A Câmara Municipal de Lagos, em associação com parceiros estratégicos como o Clube de Vela de Lagos, a Sopromar, o estaleiro de reparação náutico, ou a marina de Lagos, abraçou o desafio na vertente do desporto náutico, acreditando ser uma mais-valia “económica, turística e, acima de tudo, um aproveitamento do potencial natural da baía e do vento”, diz Hugo Henrique Pereira, vice-presidente da Câmara, ao SAPO24.
“O mar é muito discutido, é uma grande aposta, pelo menos em teoria, do país, mas por vezes não se vê isso efetivado. Fica no papel a ideia da aposta no mar. Mas nós, em Lagos, estamos a querer fazer diferente”, sublinha o autarca.

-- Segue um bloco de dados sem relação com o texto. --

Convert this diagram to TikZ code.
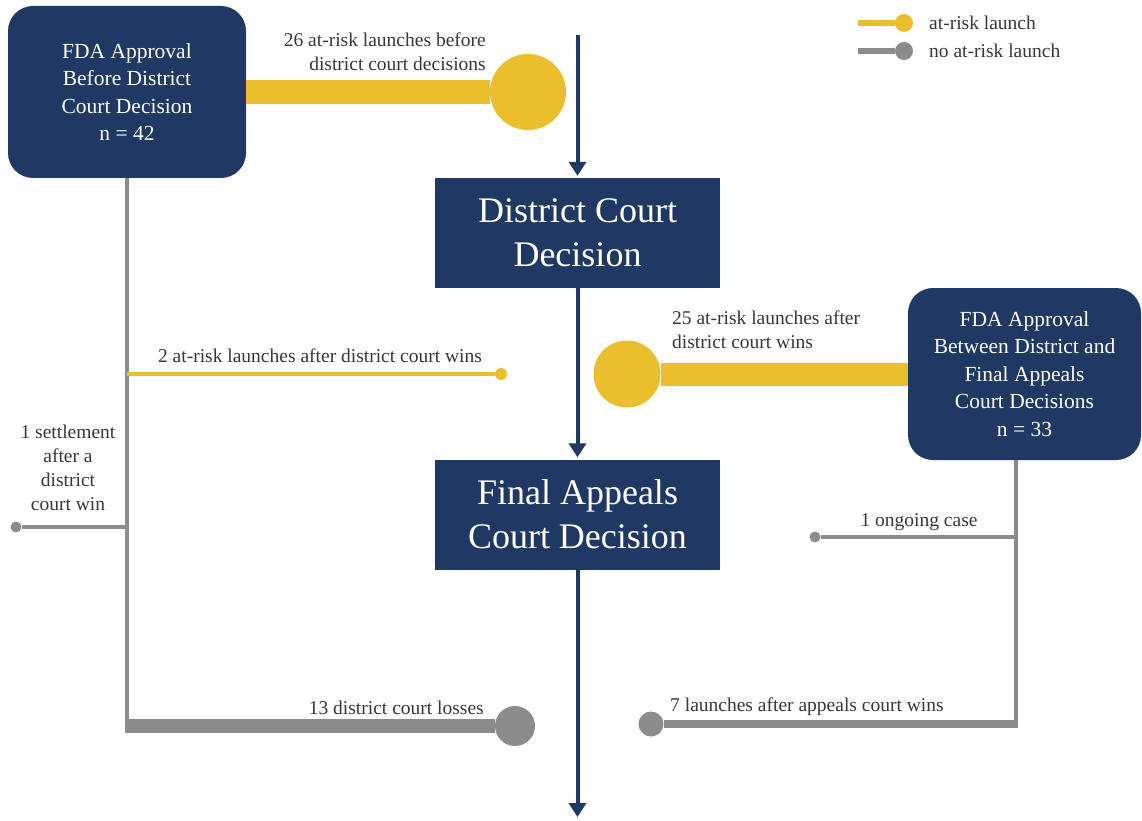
\documentclass[tikz,border=0pt]{standalone}
\usepackage{fontspec}
\setmainfont{Liberation Serif}
\usetikzlibrary{arrows.meta}
\definecolor{navy}{RGB}{31,56,100}
\definecolor{gold}{RGB}{235,190,45}
\definecolor{slate}{RGB}{140,140,140}
\definecolor{ink}{RGB}{55,55,55}
\tikzset{
  box/.style={fill=navy, text=white, align=center, inner sep=0pt},
  fdabox/.style={box, rounded corners=25pt, minimum height=172pt, font=\fontsize{21.5}{27.5}\selectfont},
  courtbox/.style={box, minimum width=285pt, minimum height=110pt, font=\fontsize{36}{44}\selectfont},
  note/.style={text=ink, inner sep=0pt, font=\fontsize{19.5}{24}\selectfont},
  dot/.style={circle, fill, inner sep=0pt, minimum size=#1},
  flow/.style={navy, line width=4pt, -{Triangle[width=17pt,length=14pt]}, shorten >=2pt}
}
\begin{document}
\begin{tikzpicture}[x=1pt, y=-1pt]
\useasboundingbox (0,0) rectangle (1142,821);
\node[fdabox, minimum width=238pt] (A) at (127,92) {FDA Approval\\Before District\\Court Decision\\n = 42};
\node[fdabox, minimum width=233pt] (B) at (1024.5,374) {FDA Approval\\Between District and\\Final Appeals\\Court Decisions\\n = 33};
\node[courtbox] (D) at (577.5,233) {District Court\\Decision};
\node[courtbox] (F) at (577.5,514.5) {Final Appeals\\Court Decision};
\coordinate (top) at (577.5,35);
\coordinate (bottom) at (577.5,819);
\draw[flow] (top) -- (D);
\draw[flow] (D) -- (F);
\draw[flow] (F) -- (bottom);
\node[dot=76pt, gold] (d1) at (528,92) {};
\draw[gold, line width=24pt] (A.east) -- (d1);
\node[note, anchor=south east, align=right] at (486,71) {26 at-risk launches before\\district court decisions};
\coordinate (A1) at (127,374);
\coordinate (A2) at (127,527);
\coordinate (A3) at (127,726);
\draw[slate, line width=4pt] (A.south) -- (A3);
\node[dot=12pt, gold] (d2) at (501,374) {};
\draw[gold, line width=4pt] (A1) -- (d2);
\node[note, anchor=base] at (320,362) {2 at-risk launches after district court wins};
\node[dot=11pt, slate] (d3) at (16,527) {};
\draw[slate, line width=4pt] (A2) -- (d3);
\node[note, align=center] at (68,468) {1 settlement\\after a\\district\\court win};
\node[dot=40pt, slate] (d4) at (515,726) {};
\draw[slate, line width=14pt] ([xshift=-2pt]A3) -- (d4);
\node[note, anchor=base east] at (484,714) {13 district court losses};
\node[dot=67pt, gold] (d7) at (627,374) {};
\draw[gold, line width=23pt] (B.west) -- (d7);
\node[note, anchor=north west, align=left] at (672,311) {25 at-risk launches after\\district court wins};
\coordinate (B1) at (1016,537);
\coordinate (B3) at (1016,724);
\draw[slate, line width=4pt] (B.south -| B3) -- (B3);
\node[dot=11pt, slate] (d5) at (815,537) {};
\draw[slate, line width=4pt] (B1) -- (d5);
\node[note, anchor=base] at (919,526) {1 ongoing case};
\node[dot=25pt, slate] (d6) at (651,724) {};
\draw[slate, line width=8pt] ([xshift=2pt]B3) -- (d6);
\node[note, anchor=base west] at (670,711) {7 launches after appeals court wins};
\coordinate (k1) at (858,23);
\node[dot=18pt, gold] (k1dot) at (904,23) {};
\draw[gold, line width=6pt] (k1) -- (k1dot);
\node[note, anchor=west] at (929,23) {at-risk launch};
\coordinate (k2) at (858,51);
\node[dot=18pt, slate] (k2dot) at (904,51) {};
\draw[slate, line width=6pt] (k2) -- (k2dot);
\node[note, anchor=west] at (929,51) {no at-risk launch};
\end{tikzpicture}
\end{document}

Hugo Henrique salienta que nestes casos o que tem maior impacto é a imagem da própria cidade, “é a facilidade de mostrar imagens magníficas que enchem os ecrãs por onde passam” e que acabam por atrair pessoas para Lagos, venham elas pela náutica ou não.
A prova rainha que se fez âncora do desafio do desporto náutico
Com a “prova rainha de GC32” na agenda, pelo segundo ano consecutivo, a ambição do município no desafio que é essa aposta no desporto náutico vira-se para a construção de um centro náutico com uma componente mais desportiva, de forma a lançar o clube de vela e melhorar as condições para, no futuro, receber mais e maiores eventos.

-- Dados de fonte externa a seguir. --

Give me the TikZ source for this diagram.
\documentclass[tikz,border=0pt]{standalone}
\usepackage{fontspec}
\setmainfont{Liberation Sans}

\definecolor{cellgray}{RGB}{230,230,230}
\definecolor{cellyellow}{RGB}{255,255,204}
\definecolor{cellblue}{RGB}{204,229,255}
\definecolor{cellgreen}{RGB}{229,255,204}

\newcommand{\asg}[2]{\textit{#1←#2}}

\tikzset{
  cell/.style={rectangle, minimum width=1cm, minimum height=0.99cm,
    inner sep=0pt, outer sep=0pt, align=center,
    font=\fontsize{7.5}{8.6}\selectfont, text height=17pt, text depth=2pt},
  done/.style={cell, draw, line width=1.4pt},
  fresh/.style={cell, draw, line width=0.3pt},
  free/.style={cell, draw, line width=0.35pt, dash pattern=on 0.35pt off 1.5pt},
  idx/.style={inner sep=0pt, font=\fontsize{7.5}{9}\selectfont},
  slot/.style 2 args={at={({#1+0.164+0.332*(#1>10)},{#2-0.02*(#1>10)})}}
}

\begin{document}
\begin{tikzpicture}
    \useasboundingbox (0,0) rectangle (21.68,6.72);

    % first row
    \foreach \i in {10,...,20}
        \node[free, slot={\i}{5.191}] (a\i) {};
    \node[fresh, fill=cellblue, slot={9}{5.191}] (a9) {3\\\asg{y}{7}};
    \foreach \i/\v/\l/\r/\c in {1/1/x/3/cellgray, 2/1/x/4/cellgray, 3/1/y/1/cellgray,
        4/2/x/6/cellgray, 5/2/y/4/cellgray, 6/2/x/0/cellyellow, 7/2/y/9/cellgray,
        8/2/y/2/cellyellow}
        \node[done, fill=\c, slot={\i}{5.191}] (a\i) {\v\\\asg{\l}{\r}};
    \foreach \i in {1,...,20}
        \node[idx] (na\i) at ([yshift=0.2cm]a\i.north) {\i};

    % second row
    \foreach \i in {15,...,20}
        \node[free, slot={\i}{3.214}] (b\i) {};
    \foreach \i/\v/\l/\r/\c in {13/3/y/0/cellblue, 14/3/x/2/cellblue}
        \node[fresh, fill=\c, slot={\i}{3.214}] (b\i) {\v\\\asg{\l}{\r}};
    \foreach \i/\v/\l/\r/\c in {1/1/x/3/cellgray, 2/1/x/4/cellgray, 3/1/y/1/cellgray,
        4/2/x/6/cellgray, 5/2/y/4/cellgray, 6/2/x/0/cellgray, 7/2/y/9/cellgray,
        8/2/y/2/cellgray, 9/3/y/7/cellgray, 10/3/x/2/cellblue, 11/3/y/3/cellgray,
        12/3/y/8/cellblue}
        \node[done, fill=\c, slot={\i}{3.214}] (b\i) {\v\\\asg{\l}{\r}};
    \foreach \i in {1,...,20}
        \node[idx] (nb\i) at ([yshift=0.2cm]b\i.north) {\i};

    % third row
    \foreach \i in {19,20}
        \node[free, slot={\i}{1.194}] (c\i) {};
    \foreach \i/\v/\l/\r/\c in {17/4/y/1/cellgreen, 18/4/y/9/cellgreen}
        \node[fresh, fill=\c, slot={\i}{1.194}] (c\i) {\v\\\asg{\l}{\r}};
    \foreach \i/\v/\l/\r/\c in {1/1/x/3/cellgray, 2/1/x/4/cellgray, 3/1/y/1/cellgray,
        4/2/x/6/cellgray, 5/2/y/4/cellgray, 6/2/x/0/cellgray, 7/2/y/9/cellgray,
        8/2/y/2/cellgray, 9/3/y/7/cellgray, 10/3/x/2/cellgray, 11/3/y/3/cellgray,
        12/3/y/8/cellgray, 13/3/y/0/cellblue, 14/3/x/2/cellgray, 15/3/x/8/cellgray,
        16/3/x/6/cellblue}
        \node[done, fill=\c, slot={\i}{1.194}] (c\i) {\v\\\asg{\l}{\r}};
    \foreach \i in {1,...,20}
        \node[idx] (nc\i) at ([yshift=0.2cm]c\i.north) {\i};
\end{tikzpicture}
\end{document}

No entanto, o vice-presidente confessa que muitas vezes a Câmara se sente “um bocadinho isolada”, contando com o apoio de parceiros privados e sentindo a falta de apoio estatal.

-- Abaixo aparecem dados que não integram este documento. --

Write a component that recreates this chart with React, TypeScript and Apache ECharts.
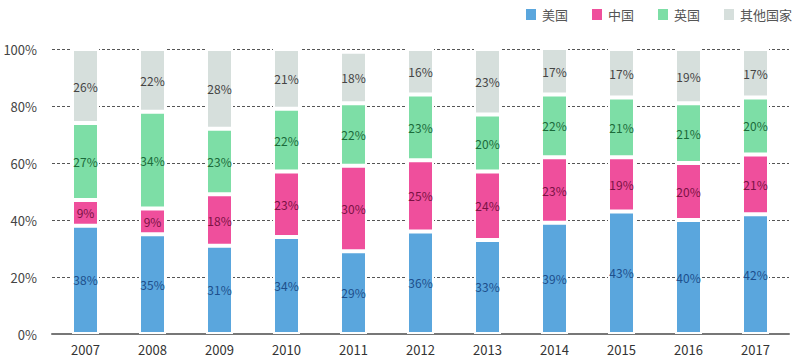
import React, { useEffect, useRef } from "react";
import * as echarts from "echarts";

const years = ["2007", "2008", "2009", "2010", "2011", "2012", "2013", "2014", "2015", "2016", "2017"];
const seriesNames = ["美国", "中国", "英国", "其他国家"];
const usa = [38, 35, 31, 34, 29, 36, 33, 39, 43, 40, 42];
const china = [9, 9, 18, 23, 30, 25, 24, 23, 19, 20, 21];
const uk = [27, 34, 23, 22, 22, 23, 20, 22, 21, 21, 20];
const others = [26, 22, 28, 21, 18, 16, 23, 17, 17, 19, 17];
const yTicks = ["0%", "20%", "40%", "60%", "80%", "100%"];

const colors = ["#5aa6dd", "#ef4f9c", "#7ddea6", "#d6dfdc"];
const labelColors = ["#1d4f8c", "#7a1244", "#1b6a3a", "#444444"];

export default function App() {
  const ref = useRef<HTMLDivElement>(null);
  useEffect(() => {
    document.body.style.margin = "0";
    if (!ref.current) return;
    const chart = echarts.init(ref.current, undefined, { renderer: "svg" });
    const datasets = [usa, china, uk, others];
    chart.setOption({
      animation: false,
      textStyle: { fontFamily: "'Noto Sans CJK SC', 'DejaVu Sans', sans-serif" },
      legend: {
        top: 2,
        right: 3,
        itemWidth: 12,
        itemHeight: 13,
        itemGap: 22,
        icon: "rect",
        textStyle: { color: "#555", fontSize: 13 },
        data: seriesNames,
      },
      grid: { left: 52, right: 11, top: 49, bottom: 26 },
      xAxis: {
        type: "category",
        data: years,
        axisLine: { lineStyle: { color: "#777", width: 2 } },
        axisTick: { show: false },
        axisLabel: { color: "#333", fontSize: 13, margin: 9 },
      },
      yAxis: {
        type: "value",
        min: 0,
        max: 100,
        interval: 20,
        axisLine: { show: false },
        axisTick: { show: false },
        axisLabel: {
          color: "#444",
          fontSize: 13,
          margin: 15,
          formatter: (v: number) => yTicks[Math.round(v / 20)],
        },
        splitLine: { lineStyle: { color: "#555", type: [3, 2], width: 1 } },
      },
      series: datasets.map((d, i) => ({
        name: seriesNames[i],
        type: "bar",
        stack: "total",
        barWidth: 27,
        data: d,
        itemStyle: { color: colors[i], borderColor: "#fff", borderWidth: 2 },
        label: {
          show: true,
          position: "inside",
          color: labelColors[i],
          fontSize: 12,
          formatter: "{c}%",
        },
      })),
    });
    return () => chart.dispose();
  }, []);
  return <div ref={ref} style={{ width: 800, height: 360 }} />;
}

“O potencial desta prova nem sempre tem sido reconhecido por quem está acima de nós, quer numa ótica de turismo, quer a nível financeiro, uma vez que ainda não recebemos o apoio que consideramos ser necessário para que este evento dê um pulo maior”, lamenta o autarca, que sublinhou que, apesar de a prova ainda estar no início, Lagos não irá abdicar da terceira edição e que daqui a um ano espera poder contar com “uma chancela do governo de Portugal mais efetiva”.
O autarca assume mesmo que gostava que a edição deste ano da prova de GC32 “servisse para que pudéssemos numa terceira prova passar das palavras aos atos. Percebemos que nem sempre o governo consegue ir a tudo, mas achamos, sem qualquer margem de dúvida, que esta prova é de ser aproveitada”, sublinha.